Retype word for word the first line of the listing and each line after it up to the line with "65, 70, 75]", with the pictures taken out.

* _Items from a dataset_:
◇ ◇ ◇ ◇
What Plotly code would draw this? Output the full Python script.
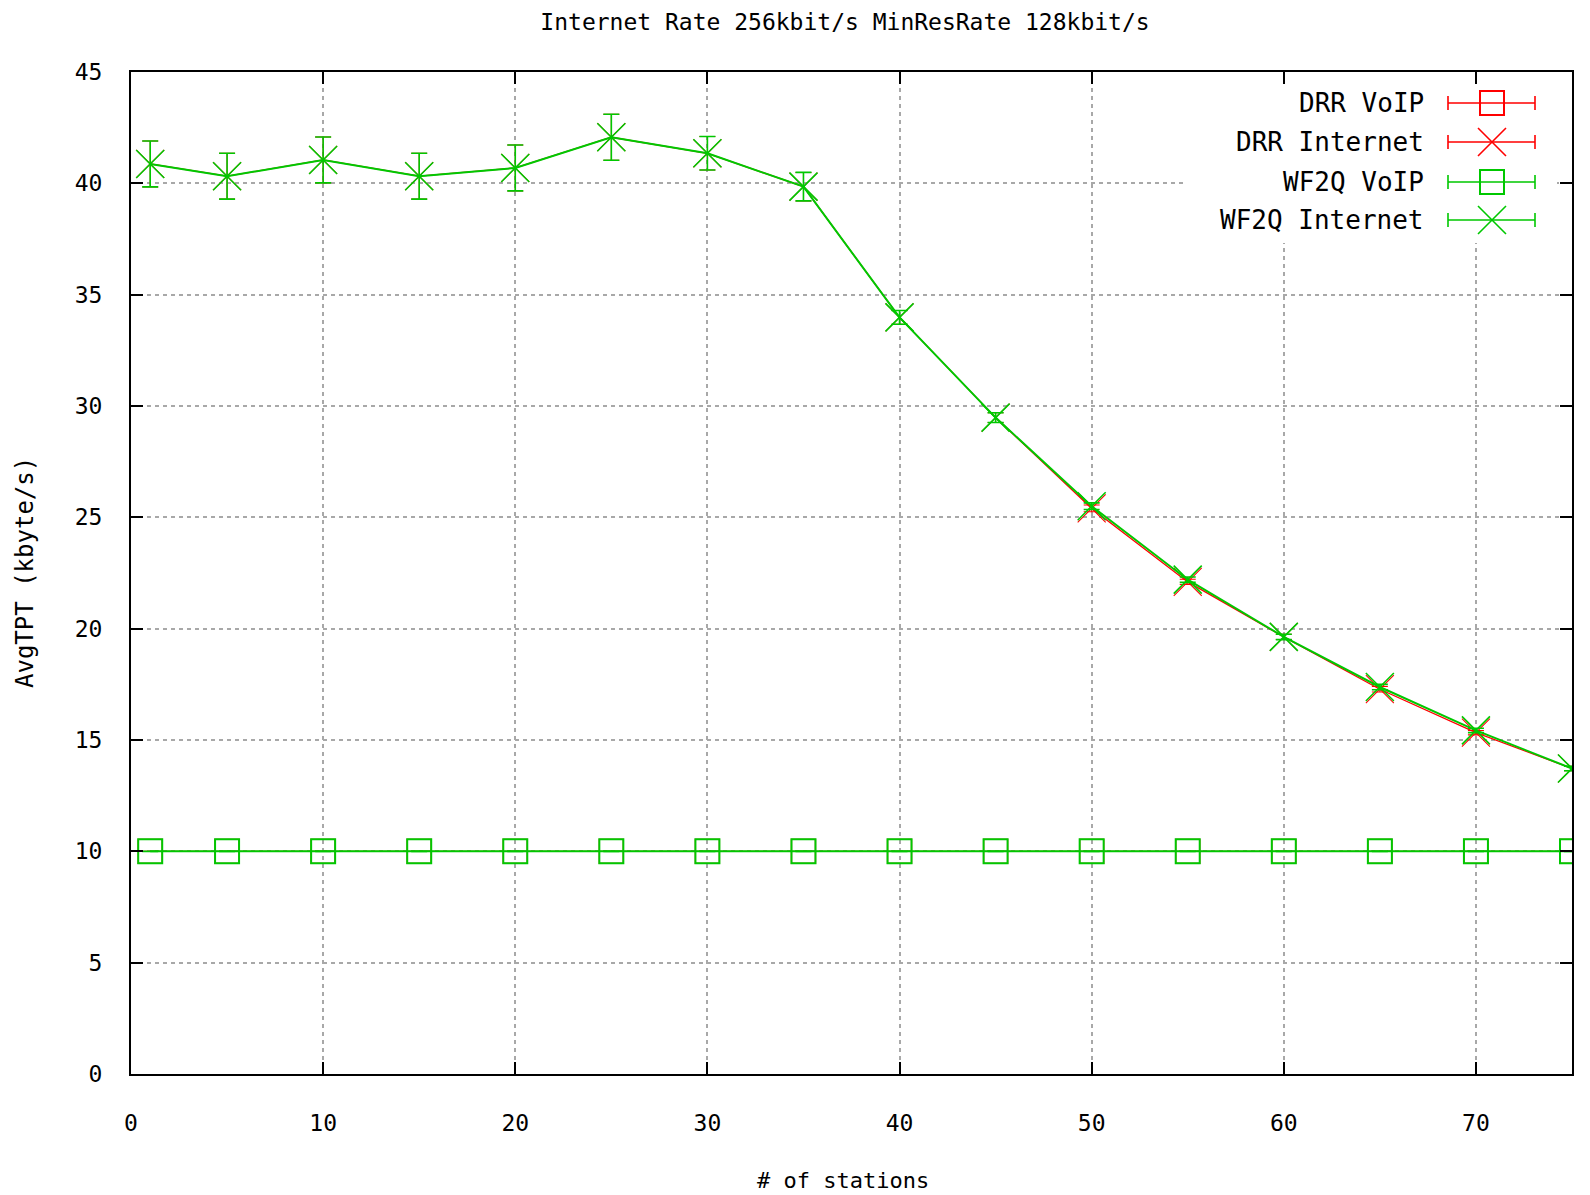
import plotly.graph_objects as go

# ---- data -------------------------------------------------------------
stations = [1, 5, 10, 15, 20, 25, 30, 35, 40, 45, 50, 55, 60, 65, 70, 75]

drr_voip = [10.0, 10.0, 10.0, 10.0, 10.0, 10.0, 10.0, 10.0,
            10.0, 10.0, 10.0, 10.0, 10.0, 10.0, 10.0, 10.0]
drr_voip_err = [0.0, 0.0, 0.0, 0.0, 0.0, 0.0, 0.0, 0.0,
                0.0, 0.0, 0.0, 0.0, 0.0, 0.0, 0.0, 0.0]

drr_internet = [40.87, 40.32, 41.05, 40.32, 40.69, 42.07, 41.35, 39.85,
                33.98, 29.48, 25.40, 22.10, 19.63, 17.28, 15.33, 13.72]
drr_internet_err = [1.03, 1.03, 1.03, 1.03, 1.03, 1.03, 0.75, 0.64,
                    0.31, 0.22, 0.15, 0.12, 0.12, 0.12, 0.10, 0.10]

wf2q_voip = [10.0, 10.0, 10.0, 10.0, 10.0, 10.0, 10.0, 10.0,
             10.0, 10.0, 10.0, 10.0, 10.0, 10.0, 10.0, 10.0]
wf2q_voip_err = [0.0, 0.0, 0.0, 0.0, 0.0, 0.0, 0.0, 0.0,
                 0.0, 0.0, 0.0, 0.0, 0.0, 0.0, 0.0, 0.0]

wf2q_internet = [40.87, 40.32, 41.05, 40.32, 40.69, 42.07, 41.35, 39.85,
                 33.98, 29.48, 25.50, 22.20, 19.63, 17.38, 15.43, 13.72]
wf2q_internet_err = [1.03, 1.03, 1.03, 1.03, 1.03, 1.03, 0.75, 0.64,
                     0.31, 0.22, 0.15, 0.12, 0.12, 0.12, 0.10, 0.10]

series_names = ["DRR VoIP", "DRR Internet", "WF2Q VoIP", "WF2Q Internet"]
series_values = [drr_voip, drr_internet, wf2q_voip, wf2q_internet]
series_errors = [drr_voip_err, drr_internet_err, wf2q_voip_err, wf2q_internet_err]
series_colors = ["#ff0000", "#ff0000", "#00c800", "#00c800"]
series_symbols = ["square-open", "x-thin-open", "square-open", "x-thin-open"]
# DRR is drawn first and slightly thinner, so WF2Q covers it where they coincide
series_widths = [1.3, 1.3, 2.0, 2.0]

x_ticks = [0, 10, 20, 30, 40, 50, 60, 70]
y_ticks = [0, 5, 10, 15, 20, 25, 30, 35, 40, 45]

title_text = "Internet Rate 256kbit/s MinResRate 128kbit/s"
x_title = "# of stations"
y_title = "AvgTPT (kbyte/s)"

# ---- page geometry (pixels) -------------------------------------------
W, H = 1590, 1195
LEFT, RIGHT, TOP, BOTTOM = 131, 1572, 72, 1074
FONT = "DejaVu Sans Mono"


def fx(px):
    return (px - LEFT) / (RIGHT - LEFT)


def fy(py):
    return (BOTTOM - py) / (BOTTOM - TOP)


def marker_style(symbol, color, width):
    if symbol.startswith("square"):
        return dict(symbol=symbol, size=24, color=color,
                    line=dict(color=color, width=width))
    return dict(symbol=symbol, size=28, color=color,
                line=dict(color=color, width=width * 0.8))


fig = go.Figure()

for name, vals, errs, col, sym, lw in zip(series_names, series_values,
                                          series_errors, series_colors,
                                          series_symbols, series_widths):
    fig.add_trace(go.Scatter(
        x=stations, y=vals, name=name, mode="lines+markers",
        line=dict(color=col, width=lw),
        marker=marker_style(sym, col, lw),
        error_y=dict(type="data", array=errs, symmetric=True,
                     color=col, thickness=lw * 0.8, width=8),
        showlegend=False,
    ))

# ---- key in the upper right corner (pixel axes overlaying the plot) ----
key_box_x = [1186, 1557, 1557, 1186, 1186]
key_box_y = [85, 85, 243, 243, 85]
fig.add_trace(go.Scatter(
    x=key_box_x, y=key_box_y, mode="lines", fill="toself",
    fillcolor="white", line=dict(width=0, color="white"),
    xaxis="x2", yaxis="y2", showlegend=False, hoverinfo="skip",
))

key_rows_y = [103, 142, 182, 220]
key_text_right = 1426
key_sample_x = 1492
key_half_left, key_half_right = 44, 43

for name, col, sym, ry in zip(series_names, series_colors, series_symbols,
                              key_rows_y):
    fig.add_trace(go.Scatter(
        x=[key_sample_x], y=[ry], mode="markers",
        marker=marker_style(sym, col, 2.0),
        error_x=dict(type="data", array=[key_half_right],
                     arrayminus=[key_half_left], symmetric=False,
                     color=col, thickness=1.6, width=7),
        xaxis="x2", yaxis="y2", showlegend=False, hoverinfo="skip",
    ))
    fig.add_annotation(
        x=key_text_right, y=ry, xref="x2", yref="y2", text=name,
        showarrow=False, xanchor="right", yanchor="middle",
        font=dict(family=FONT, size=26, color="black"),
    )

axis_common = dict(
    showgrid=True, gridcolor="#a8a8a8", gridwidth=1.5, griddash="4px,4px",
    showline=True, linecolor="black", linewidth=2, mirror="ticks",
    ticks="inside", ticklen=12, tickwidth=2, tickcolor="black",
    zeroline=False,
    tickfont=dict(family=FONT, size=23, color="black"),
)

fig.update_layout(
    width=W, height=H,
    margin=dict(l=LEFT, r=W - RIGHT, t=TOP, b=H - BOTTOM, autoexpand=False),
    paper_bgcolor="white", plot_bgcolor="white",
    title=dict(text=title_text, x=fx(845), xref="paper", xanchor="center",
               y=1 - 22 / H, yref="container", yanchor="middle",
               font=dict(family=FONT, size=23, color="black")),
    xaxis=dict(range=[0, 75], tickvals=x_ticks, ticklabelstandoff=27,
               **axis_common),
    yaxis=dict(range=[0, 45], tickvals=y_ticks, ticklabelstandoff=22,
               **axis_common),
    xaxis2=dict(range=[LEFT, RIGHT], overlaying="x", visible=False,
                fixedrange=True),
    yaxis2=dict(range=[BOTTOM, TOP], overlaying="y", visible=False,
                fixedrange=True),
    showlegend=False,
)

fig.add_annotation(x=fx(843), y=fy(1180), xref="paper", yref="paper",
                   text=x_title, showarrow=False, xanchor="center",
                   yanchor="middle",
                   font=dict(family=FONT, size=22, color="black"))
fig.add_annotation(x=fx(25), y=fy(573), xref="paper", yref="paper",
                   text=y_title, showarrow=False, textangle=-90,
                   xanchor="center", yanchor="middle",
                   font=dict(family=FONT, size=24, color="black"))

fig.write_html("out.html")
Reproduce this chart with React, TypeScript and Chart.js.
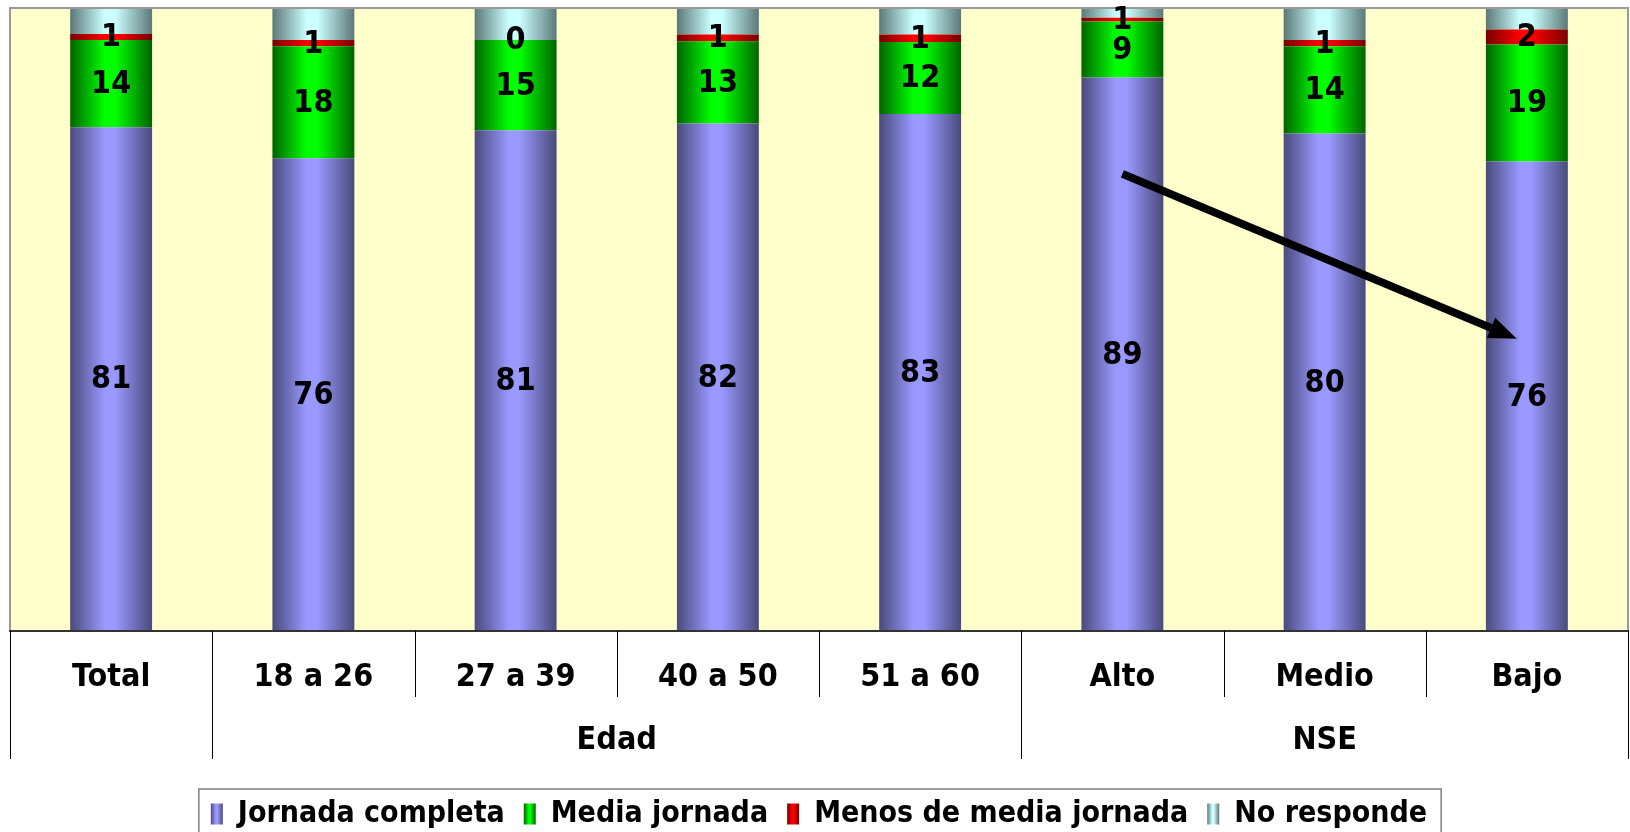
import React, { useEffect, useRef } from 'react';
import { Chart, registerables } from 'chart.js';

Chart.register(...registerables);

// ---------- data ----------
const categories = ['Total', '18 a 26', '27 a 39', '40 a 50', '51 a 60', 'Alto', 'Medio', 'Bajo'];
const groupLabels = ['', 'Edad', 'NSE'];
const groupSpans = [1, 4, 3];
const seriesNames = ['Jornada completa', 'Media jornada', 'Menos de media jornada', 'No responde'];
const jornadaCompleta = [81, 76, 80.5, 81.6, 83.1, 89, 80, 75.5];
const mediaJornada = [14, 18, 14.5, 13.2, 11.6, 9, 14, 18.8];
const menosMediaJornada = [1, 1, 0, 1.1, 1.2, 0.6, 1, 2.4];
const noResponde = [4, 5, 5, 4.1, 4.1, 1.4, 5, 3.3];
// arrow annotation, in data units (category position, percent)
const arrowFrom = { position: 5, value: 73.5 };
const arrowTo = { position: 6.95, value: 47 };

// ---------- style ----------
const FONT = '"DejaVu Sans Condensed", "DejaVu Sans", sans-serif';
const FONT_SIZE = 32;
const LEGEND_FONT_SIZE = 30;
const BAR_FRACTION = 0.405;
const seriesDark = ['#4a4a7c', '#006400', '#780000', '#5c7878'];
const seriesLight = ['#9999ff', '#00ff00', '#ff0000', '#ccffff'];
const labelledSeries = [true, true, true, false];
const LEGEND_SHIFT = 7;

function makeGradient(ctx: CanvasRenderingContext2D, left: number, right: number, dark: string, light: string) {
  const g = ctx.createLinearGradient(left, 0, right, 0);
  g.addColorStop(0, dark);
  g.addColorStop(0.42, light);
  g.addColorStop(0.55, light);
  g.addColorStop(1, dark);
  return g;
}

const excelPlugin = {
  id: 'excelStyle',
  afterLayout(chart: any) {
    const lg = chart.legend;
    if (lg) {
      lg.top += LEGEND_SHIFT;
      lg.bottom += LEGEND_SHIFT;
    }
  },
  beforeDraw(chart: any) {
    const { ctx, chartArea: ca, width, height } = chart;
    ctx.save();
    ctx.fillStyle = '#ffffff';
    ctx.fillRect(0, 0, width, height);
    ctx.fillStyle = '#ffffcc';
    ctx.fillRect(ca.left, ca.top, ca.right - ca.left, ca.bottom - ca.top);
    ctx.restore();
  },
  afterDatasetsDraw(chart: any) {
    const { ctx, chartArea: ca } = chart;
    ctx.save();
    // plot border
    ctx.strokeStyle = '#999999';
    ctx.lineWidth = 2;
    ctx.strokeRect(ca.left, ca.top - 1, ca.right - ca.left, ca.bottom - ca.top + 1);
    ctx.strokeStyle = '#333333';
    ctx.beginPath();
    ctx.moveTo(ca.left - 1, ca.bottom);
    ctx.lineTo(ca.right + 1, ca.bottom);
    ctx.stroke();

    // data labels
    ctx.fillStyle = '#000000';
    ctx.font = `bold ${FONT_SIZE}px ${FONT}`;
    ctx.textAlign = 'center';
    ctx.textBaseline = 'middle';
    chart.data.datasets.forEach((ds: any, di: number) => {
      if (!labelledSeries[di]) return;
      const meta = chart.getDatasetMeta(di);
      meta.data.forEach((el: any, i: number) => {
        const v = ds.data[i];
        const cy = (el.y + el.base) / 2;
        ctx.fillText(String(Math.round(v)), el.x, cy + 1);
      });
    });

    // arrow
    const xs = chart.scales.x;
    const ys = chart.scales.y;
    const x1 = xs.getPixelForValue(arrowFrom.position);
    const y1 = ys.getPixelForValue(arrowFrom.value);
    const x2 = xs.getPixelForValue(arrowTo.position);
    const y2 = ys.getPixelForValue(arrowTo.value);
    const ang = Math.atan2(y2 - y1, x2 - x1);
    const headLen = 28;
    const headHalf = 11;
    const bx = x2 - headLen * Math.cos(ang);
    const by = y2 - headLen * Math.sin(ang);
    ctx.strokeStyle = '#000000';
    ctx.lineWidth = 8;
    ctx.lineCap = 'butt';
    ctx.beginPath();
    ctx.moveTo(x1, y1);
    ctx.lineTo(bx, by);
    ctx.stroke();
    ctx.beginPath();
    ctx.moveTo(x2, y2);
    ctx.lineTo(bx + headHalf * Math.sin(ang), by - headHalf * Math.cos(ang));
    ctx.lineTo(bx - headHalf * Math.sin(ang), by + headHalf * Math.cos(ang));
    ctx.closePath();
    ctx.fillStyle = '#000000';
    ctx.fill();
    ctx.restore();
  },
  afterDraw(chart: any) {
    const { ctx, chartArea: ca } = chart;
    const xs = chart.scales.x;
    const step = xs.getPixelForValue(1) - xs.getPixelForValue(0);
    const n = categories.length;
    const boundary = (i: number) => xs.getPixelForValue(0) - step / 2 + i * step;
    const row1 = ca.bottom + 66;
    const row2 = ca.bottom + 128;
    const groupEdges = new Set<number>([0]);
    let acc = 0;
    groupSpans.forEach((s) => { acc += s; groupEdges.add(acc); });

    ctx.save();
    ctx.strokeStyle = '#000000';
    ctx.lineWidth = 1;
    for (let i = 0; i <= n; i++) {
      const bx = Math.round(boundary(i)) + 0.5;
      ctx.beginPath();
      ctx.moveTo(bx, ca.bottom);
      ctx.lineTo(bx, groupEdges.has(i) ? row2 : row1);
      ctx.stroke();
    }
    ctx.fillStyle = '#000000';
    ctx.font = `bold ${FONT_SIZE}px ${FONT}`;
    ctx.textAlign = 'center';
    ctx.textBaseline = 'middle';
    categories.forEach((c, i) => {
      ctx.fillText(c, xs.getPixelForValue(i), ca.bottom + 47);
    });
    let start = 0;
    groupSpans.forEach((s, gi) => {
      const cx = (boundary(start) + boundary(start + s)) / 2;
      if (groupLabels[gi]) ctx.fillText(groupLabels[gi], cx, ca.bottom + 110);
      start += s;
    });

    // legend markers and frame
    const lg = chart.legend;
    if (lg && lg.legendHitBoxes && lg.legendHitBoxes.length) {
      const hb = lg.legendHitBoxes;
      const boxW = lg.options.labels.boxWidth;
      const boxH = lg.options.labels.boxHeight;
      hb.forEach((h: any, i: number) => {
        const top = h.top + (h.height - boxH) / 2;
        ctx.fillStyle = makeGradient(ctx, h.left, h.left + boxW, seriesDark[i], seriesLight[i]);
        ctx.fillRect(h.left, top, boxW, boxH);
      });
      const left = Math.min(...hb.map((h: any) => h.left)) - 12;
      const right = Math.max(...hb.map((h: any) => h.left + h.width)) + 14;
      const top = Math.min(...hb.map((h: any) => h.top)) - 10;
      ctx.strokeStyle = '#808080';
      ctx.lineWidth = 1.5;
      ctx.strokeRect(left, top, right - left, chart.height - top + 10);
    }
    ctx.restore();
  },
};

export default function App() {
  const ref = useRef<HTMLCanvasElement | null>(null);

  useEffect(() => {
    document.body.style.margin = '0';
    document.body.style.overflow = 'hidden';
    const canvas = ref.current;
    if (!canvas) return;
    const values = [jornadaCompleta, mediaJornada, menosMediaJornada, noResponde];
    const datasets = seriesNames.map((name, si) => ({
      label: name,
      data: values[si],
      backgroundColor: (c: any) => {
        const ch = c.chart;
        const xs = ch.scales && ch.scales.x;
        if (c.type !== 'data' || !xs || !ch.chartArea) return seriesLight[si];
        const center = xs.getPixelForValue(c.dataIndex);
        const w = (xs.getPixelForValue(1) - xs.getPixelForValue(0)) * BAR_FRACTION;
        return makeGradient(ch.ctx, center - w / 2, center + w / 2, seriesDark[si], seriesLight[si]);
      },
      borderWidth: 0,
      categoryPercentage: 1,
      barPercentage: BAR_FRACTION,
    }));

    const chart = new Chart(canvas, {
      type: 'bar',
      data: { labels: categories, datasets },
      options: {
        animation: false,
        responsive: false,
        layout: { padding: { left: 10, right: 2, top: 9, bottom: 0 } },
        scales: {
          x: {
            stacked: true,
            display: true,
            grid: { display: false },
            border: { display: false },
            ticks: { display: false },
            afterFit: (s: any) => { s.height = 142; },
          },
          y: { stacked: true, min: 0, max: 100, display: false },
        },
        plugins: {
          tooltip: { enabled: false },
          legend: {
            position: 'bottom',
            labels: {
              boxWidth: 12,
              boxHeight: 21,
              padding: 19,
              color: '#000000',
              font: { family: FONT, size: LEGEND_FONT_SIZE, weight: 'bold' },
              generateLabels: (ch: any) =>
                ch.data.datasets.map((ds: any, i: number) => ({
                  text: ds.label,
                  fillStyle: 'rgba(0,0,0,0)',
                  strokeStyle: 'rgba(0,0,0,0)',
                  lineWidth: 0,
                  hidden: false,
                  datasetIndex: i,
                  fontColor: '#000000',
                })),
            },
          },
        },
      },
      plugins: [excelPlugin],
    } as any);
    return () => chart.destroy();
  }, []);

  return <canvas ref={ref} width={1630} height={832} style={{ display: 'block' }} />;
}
◇ ◇ ◇ ◇
* _Right answer_:
What Plotly code would draw this? Output the full Python script.
import plotly.graph_objects as go

# ---- data -------------------------------------------------------------
stations = [1, 5, 10, 15, 20, 25, 30, 35, 40, 45, 50, 55, 60, 65, 70, 75]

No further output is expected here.